--- start DATA LINES ---
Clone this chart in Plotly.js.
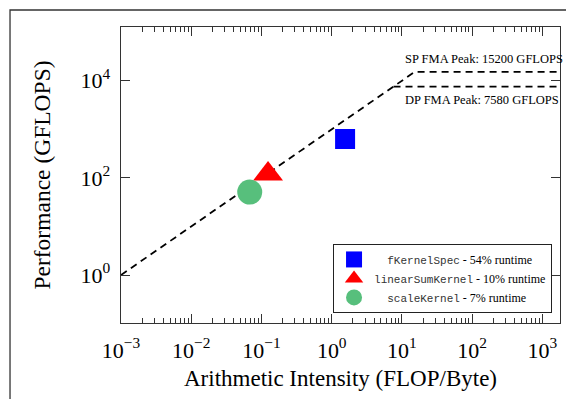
<!DOCTYPE html>
<html>
<head>
<meta charset="utf-8">
<script src="https://cdn.plot.ly/plotly-3.0.1.min.js"></script>
<style>html,body{margin:0;padding:0;background:#fff;}#chart{width:566px;height:399px;}</style>
</head>
<body>
<div id="chart"></div>
<script>
// ---- data ----
const kernelNames = ["fKernelSpec", "linearSumKernel", "scaleKernel"];
const runtimeShare = ["54%", "10%", "7%"];
const intensity = [1.55, 0.124, 0.068];        // FLOP/Byte
const performance = [630, 120, 51];            // GFLOPS
const memBandwidth = 1000;                     // GB/s (roofline slope)
const spPeak = 15200;                          // GFLOPS
const dpPeak = 7580;                           // GFLOPS
const xTickVals = [1e-3, 1e-2, 1e-1, 1e0, 1e1, 1e2, 1e3];
const xTickText = ["10<sup>−3</sup>", "10<sup>−2</sup>", "10<sup>−1</sup>", "10<sup>0</sup>", "10<sup>1</sup>", "10<sup>2</sup>", "10<sup>3</sup>"];
const yTickVals = [1e0, 1e2, 1e4];
const yTickText = ["10<sup>0</sup>", "10<sup>2</sup>", "10<sup>4</sup>"];

// ---- styles ----
const xRangeLog = [-3, 3.25];
const yRangeLog = [-0.988, 5.105];
const xMin = Math.pow(10, xRangeLog[0]);
const xMax = Math.pow(10, xRangeLog[1]);
const markerStyles = [
  {symbol: "square", color: "#0000ff", size: 20},
  {symbol: "triangle-up", color: "#ff0000", size: 26},
  {symbol: "circle", color: "#57bf7c", size: 25}
];
const namePad = ["\u00a0\u00a0", "", "\u00a0\u00a0"];
const serif = "Liberation Serif, Times New Roman, serif";
const mono = "Liberation Mono, DejaVu Sans Mono, monospace";
const axisColor = "#333";

const traces = [];
// roofline (SP)
traces.push({
  x: [xMin, spPeak / memBandwidth, xMax],
  y: [memBandwidth * xMin, spPeak, spPeak],
  mode: "lines", showlegend: false, hoverinfo: "skip",
  line: {color: "#000", width: 1.8, dash: "7px,5px"}
});
// DP ceiling
traces.push({
  x: [dpPeak / memBandwidth, xMax],
  y: [dpPeak, dpPeak],
  mode: "lines", showlegend: false, hoverinfo: "skip",
  line: {color: "#000", width: 1.8, dash: "7px,5px"}
});
kernelNames.forEach((name, i) => {
  traces.push({
    x: [intensity[i]], y: [performance[i]],
    mode: "markers",
    name: '<span style="font-family:' + mono + ';font-size:11px;fill:#333">' + namePad[i] + name + '</span> - ' + runtimeShare[i] + ' runtime',
    marker: {symbol: markerStyles[i].symbol, color: markerStyles[i].color, size: markerStyles[i].size, line: {width: 0}}
  });
});

const layout = {
  width: 566, height: 399,
  margin: {l: 121, r: 6, t: 27, b: 76},
  paper_bgcolor: "#fff", plot_bgcolor: "#fff",
  font: {family: serif, color: "#000"},
  showlegend: true,
  legend: {
    x: 0.483, y: 0.034, xanchor: "left", yanchor: "bottom",
    bgcolor: "#fff", bordercolor: "#222", borderwidth: 1,
    font: {family: serif, size: 12, color: "#000"},
    tracegroupgap: 0, itemsizing: "trace", itemwidth: 30
  },
  xaxis: {
    type: "log", range: xRangeLog,
    tickvals: xTickVals, ticktext: xTickText,
    ticks: "inside", ticklen: 9, tickcolor: axisColor, tickwidth: 1,
    minor: {ticks: "inside", ticklen: 5, dtick: "D1", tickcolor: axisColor, tickwidth: 1, showgrid: false},
    showline: true, linecolor: axisColor, linewidth: 1.3, mirror: "ticks",
    showgrid: false, zeroline: false,
    ticklabelstandoff: 7,
    tickfont: {family: serif, size: 22, color: "#000"},
    title: {text: "Arithmetic Intensity (FLOP/Byte)", font: {family: serif, size: 23, color: "#000"}, standoff: 8}
  },
  yaxis: {
    type: "log", range: yRangeLog,
    tickvals: yTickVals, ticktext: yTickText,
    ticks: "inside", ticklen: 9, tickcolor: axisColor, tickwidth: 1,
    showline: true, linecolor: axisColor, linewidth: 1.3, mirror: "ticks",
    showgrid: false, zeroline: false,
    ticklabelstandoff: 5,
    tickfont: {family: serif, size: 22, color: "#000"},
    title: {text: "Performance (GFLOPS)", font: {family: serif, size: 23.5, color: "#000"}, standoff: 23}
  },
  annotations: [
    {xref: "x", yref: "y", x: 1.02, y: 4.446, xanchor: "left", yanchor: "middle", showarrow: false,
     text: "SP FMA Peak: " + spPeak + " GFLOPS", font: {family: serif, size: 12.5, color: "#000"}},
    {xref: "x", yref: "y", x: 1.02, y: 3.60, xanchor: "left", yanchor: "middle", showarrow: false,
     text: "DP FMA Peak: " + dpPeak + " GFLOPS", font: {family: serif, size: 12.5, color: "#000"}}
  ],
  shapes: [
    {type: "rect", xref: "paper", yref: "paper", x0: -0.2528, x1: 1.2, y0: -0.4, y1: 1.0574,
     line: {color: "#333", width: 1.3}, fillcolor: "rgba(0,0,0,0)", layer: "below"}
  ]
};

Plotly.newPlot("chart", traces, layout, {displayModeBar: false, staticPlot: true});
</script>
</body>
</html>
--- end DATA LINES ---
§ **WRITTEN INSTRUCTION**:
Repeat the data exactly, without the pictures.

§ **OUTPUT FOR THIS EXERCISE**:
Clone this chart in Plotly.js.
<!DOCTYPE html>
<html>
<head>
<meta charset="utf-8">
<script src="https://cdn.plot.ly/plotly-3.0.1.min.js"></script>
<style>html,body{margin:0;padding:0;background:#fff;}#chart{width:566px;height:399px;}</style>
</head>
<body>
<div id="chart"></div>
<script>
// ---- data ----
const kernelNames = ["fKernelSpec", "linearSumKernel", "scaleKernel"];
const runtimeShare = ["54%", "10%", "7%"];
const intensity = [1.55, 0.124, 0.068];        // FLOP/Byte
const performance = [630, 120, 51];            // GFLOPS
const memBandwidth = 1000;                     // GB/s (roofline slope)
const spPeak = 15200;                          // GFLOPS
const dpPeak = 7580;                           // GFLOPS
const xTickVals = [1e-3, 1e-2, 1e-1, 1e0, 1e1, 1e2, 1e3];
const xTickText = ["10<sup>−3</sup>", "10<sup>−2</sup>", "10<sup>−1</sup>", "10<sup>0</sup>", "10<sup>1</sup>", "10<sup>2</sup>", "10<sup>3</sup>"];
const yTickVals = [1e0, 1e2, 1e4];
const yTickText = ["10<sup>0</sup>", "10<sup>2</sup>", "10<sup>4</sup>"];

// ---- styles ----
const xRangeLog = [-3, 3.25];
const yRangeLog = [-0.988, 5.105];
const xMin = Math.pow(10, xRangeLog[0]);
const xMax = Math.pow(10, xRangeLog[1]);
const markerStyles = [
  {symbol: "square", color: "#0000ff", size: 20},
  {symbol: "triangle-up", color: "#ff0000", size: 26},
  {symbol: "circle", color: "#57bf7c", size: 25}
];
const namePad = ["\u00a0\u00a0", "", "\u00a0\u00a0"];
const serif = "Liberation Serif, Times New Roman, serif";
const mono = "Liberation Mono, DejaVu Sans Mono, monospace";
const axisColor = "#333";

const traces = [];
// roofline (SP)
traces.push({
  x: [xMin, spPeak / memBandwidth, xMax],
  y: [memBandwidth * xMin, spPeak, spPeak],
  mode: "lines", showlegend: false, hoverinfo: "skip",
  line: {color: "#000", width: 1.8, dash: "7px,5px"}
});
// DP ceiling
traces.push({
  x: [dpPeak / memBandwidth, xMax],
  y: [dpPeak, dpPeak],
  mode: "lines", showlegend: false, hoverinfo: "skip",
  line: {color: "#000", width: 1.8, dash: "7px,5px"}
});
kernelNames.forEach((name, i) => {
  traces.push({
    x: [intensity[i]], y: [performance[i]],
    mode: "markers",
    name: '<span style="font-family:' + mono + ';font-size:11px;fill:#333">' + namePad[i] + name + '</span> - ' + runtimeShare[i] + ' runtime',
    marker: {symbol: markerStyles[i].symbol, color: markerStyles[i].color, size: markerStyles[i].size, line: {width: 0}}
  });
});

const layout = {
  width: 566, height: 399,
  margin: {l: 121, r: 6, t: 27, b: 76},
  paper_bgcolor: "#fff", plot_bgcolor: "#fff",
  font: {family: serif, color: "#000"},
  showlegend: true,
  legend: {
    x: 0.483, y: 0.034, xanchor: "left", yanchor: "bottom",
    bgcolor: "#fff", bordercolor: "#222", borderwidth: 1,
    font: {family: serif, size: 12, color: "#000"},
    tracegroupgap: 0, itemsizing: "trace", itemwidth: 30
  },
  xaxis: {
    type: "log", range: xRangeLog,
    tickvals: xTickVals, ticktext: xTickText,
    ticks: "inside", ticklen: 9, tickcolor: axisColor, tickwidth: 1,
    minor: {ticks: "inside", ticklen: 5, dtick: "D1", tickcolor: axisColor, tickwidth: 1, showgrid: false},
    showline: true, linecolor: axisColor, linewidth: 1.3, mirror: "ticks",
    showgrid: false, zeroline: false,
    ticklabelstandoff: 7,
    tickfont: {family: serif, size: 22, color: "#000"},
    title: {text: "Arithmetic Intensity (FLOP/Byte)", font: {family: serif, size: 23, color: "#000"}, standoff: 8}
  },
  yaxis: {
    type: "log", range: yRangeLog,
    tickvals: yTickVals, ticktext: yTickText,
    ticks: "inside", ticklen: 9, tickcolor: axisColor, tickwidth: 1,
    showline: true, linecolor: axisColor, linewidth: 1.3, mirror: "ticks",
    showgrid: false, zeroline: false,
    ticklabelstandoff: 5,
    tickfont: {family: serif, size: 22, color: "#000"},
    title: {text: "Performance (GFLOPS)", font: {family: serif, size: 23.5, color: "#000"}, standoff: 23}
  },
  annotations: [
    {xref: "x", yref: "y", x: 1.02, y: 4.446, xanchor: "left", yanchor: "middle", showarrow: false,
     text: "SP FMA Peak: " + spPeak + " GFLOPS", font: {family: serif, size: 12.5, color: "#000"}},
    {xref: "x", yref: "y", x: 1.02, y: 3.60, xanchor: "left", yanchor: "middle", showarrow: false,
     text: "DP FMA Peak: " + dpPeak + " GFLOPS", font: {family: serif, size: 12.5, color: "#000"}}
  ],
  shapes: [
    {type: "rect", xref: "paper", yref: "paper", x0: -0.2528, x1: 1.2, y0: -0.4, y1: 1.0574,
     line: {color: "#333", width: 1.3}, fillcolor: "rgba(0,0,0,0)", layer: "below"}
  ]
};

Plotly.newPlot("chart", traces, layout, {displayModeBar: false, staticPlot: true});
</script>
</body>
</html>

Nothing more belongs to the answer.